Il ressort que c’est le président du parti, Georges-Louis Bouchez, qui a (in)validé les propos de ses collègues. «Des critiques peuvent toujours être faites, admet l’auteur de la carte blanche, Corentin De Salle. Mais cette lettre est passée par chaque chef de groupe parlementaire. Dans un document amendé, tout le monde ne peut pas y retrouver toutes ses sensibilités. (…) Il faut parfois se méfier de l’effet du petit dénominateur commun. C’est normal et sain qu’il y ait des désaccords en interne.» Note cocasse tout de même, la mention du «caractère fougueux» du Montois a disparu.

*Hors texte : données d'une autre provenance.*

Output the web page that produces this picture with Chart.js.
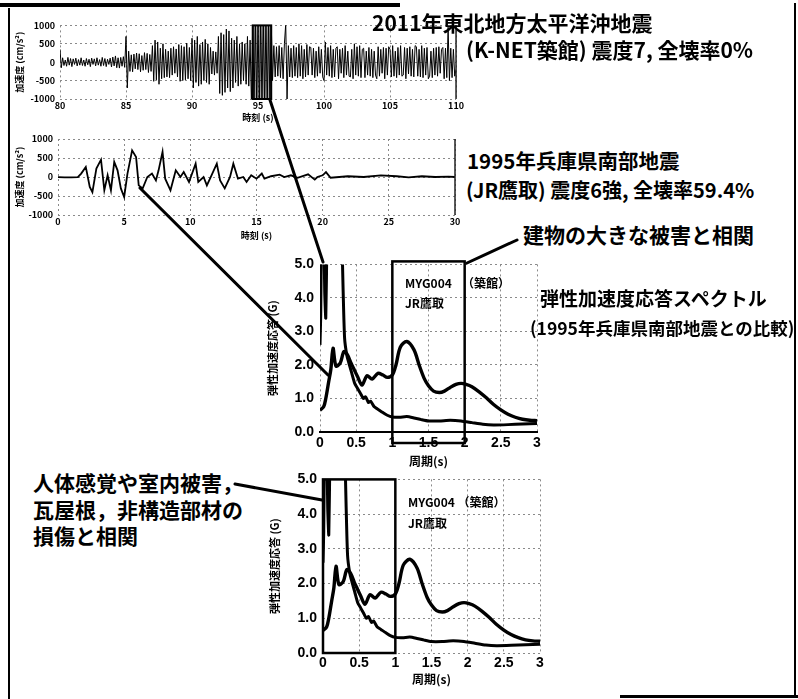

«Pendant ce temps-là, on ne parle pas des 500 euros en plus»
Alors, pourquoi ne pas avoir pris en compte les remarques venues des bancs parlementaires? Pourquoi avoir maintenu la phrase «c’est vraiment n’importe quoi» pourtant décriée par plusieurs d’entre eux? «Dans l’histoire du MR, les sensibilités de chacun ont toujours eu plus de place pour s’exprimer que dans les autres partis. Le MR a historiquement misé sur une primauté de l’individu, observe la politologue de l’ULB, Caroline Close, qui s’est penchée sur la cohésion interne des partis. Mais en effet, ici, cela donne de plus en plus l’impression d’un président qui tient une ligne qui n’est pas le point médian du parti.»
C’est la continuité de sa campagne qui attaquait les 50 nuances de gauche, ensuite il y a eu les attaques contre les syndicats, les associations militantes, et désormais ce sont les antifas.
Parmi les remarques à la carte blanche, l’une indiquait qu’il pourrait être judicieux d’inviter les autres partis démocratiques à signer cette lettre, par exemple. Cela aurait d’ailleurs forcé chaque parti à se positionner et à renverser le malaise. «Ce n’est pas l’intérêt de Georges-Louis Bouchez, estime Caroline Close. Il veut surtout faire sens au discours qu’il impose depuis plusieurs années.» Pour le président du MR, c’est un pas de plus dans sa guerre culturelle. La politologue rejette, comme d’autres membres du MR d’ailleurs, l’idée d’une carte blanche nuancée. «C’est la continuité de sa campagne qui attaquait les 50 nuances de gauche, ensuite il y a eu les attaques contre les syndicats, les associations militantes, et désormais ce sont les antifas.»
Selon elle, l’intérêt du président du MR réside surtout en l’occupation perpétuelle de l’espace médiatique. «Et qu’un média couvre le fait qu’une carte blanche du parti fasse des dissentions en internes, pour lui, c’est banco. Pendant ce temps-là, on ne parle pas de politique publique, ou l’on dévie l’intérêts des électeurs du MR à qui il avait promis 500 euros de plus.» En réalité, Caroline Close estime que si les opposants internes à Georges-Louis Bouchez souhaitaient vraiment faire bouger les lignes, ils gagneraient à faire front. «Mais pour l’instant, aucun projet du MR n’a été mis en péril suite aux dissensions internes.»
Et cette occupation du terrain médiatique, résume Caroline Close, fait partie de la stratégie du parti. A titre de comparaison, le président des Engagés, Yvan Verougstraete (et Maxime Prévot avant lui), est moins appelé que son homologue libéral pour s’exprimer sur les débats quotidiens. «Cette personnification du pouvoir est plus cohérente avec certaines idéologies. Il y a des éléments objectifs du discours de Georges-Louis Bouchez que l’on retrouve chez des leaders de droite radicale. (…) Ce n’est pas péjoratif, mais c’est un constat objectif: si on le compare à d’autres partis sur le plan politique européen, le MR n’est plus un parti libéral, mais un parti conservateur.»